Sep. 8th, 2016

osprey_archer: (books)
[livejournal.com profile] wordsofastory hooked me up with Netgalley, which is a place where book reviewers (even book reviewers on a quite modest scale like myself) can get galleys of upcoming books for freeeeeeeeeeee, so of course I spent a large proportion of yesterday evening going through it looking for books that I wanted to read.

The first one I actually settled down and did read was Ruth Whippman's America the Anxious: How Our Pursuit of Happiness is Creating a Nation of Nervous Wrecks, which turned out to be a good place to start. It's a good, breezy introduction to the American cult of happiness, with just enough memoir to keep it moving but not so much that the memoir ever overpowered Whippman's research, the main gist of which seems to be that there is something creepy and victim-blamy about the more rah-rah power of positive thinking "If you're not happy it's because you're not trying hard enough!" side of the American search for happiness.
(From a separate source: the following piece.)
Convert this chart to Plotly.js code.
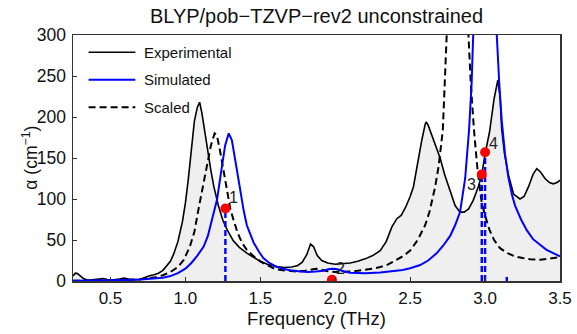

If there's one thing we do know about happiness - and there may in fact only be one thing; as Whippman notes, we don't seem to understand happiness very well - it's that "our happiness depends on other people" (italicized in the original), which is a bit of a bummer if you want to pull yourself up by your happiness bootstraps but kind of a relief if the bootstraps snapped sometime last November. We don't have to do this on our own! In fact we can't do it on our own! Hooray!

And in fact, as Whippman points out, making happiness our preeminent goal in life will probably backfire anyway, because it's "so elusive and hard to define, it's impossible to pinpoint when it's even been reached, a recipe for anxiety." Hence one of the reasons for the sky-rocketing levels of anxiety and depression in America.

(The book did make me wonder a bit if our whole approach to treating anxiety as a public health issue is wrong, because we treat it as an individual problem that requires an individual solution rather than an individual problem indicating a larger societal problem that needs fixing. As if, basically, we were treating cholera as if it were the result of individual intestinal issues, rather than seeing it as indicative of a contaminated water supply somewhere.

However, fixing catastrophically low levels of social connectedness is a bit more difficult than plugging a contaminated water pump, and I certainly wouldn't know where to start on a societal level.)

But getting back to the book. Whippman also spends a chapter with the Mormons! I love Mormons. Actually I love reading about intense religious groups in general: Hasidic Jews, evangelical Christians, snake-handling Baptists, the Amish, anyone.

Whipmann notes that the Mormons are both the happiest people in America and the most depressed, which she puzzles over at first before realizing it actually makes sense provided you realize that you're talking about two different subgroups of Mormons here: the church has fairly rigid guidelines for how to be a good man or a good woman (and they are rigidly gendered guidelines too), so people who fit fairly naturally within those guidelines will feel especially happy - not only are they living a life they enjoy that their community approves, but they also won't be tormented by the question "is this my BEST life?" that bedevils secular folk, because the church says that yes, yes it is - while people who don't fit are going to feel guilty and terrible and depressed.

A quick, interesting read. It probably won't blow your mind (unless you're big on the Power of Positive Thinking, I guess), but I quite enjoyed it.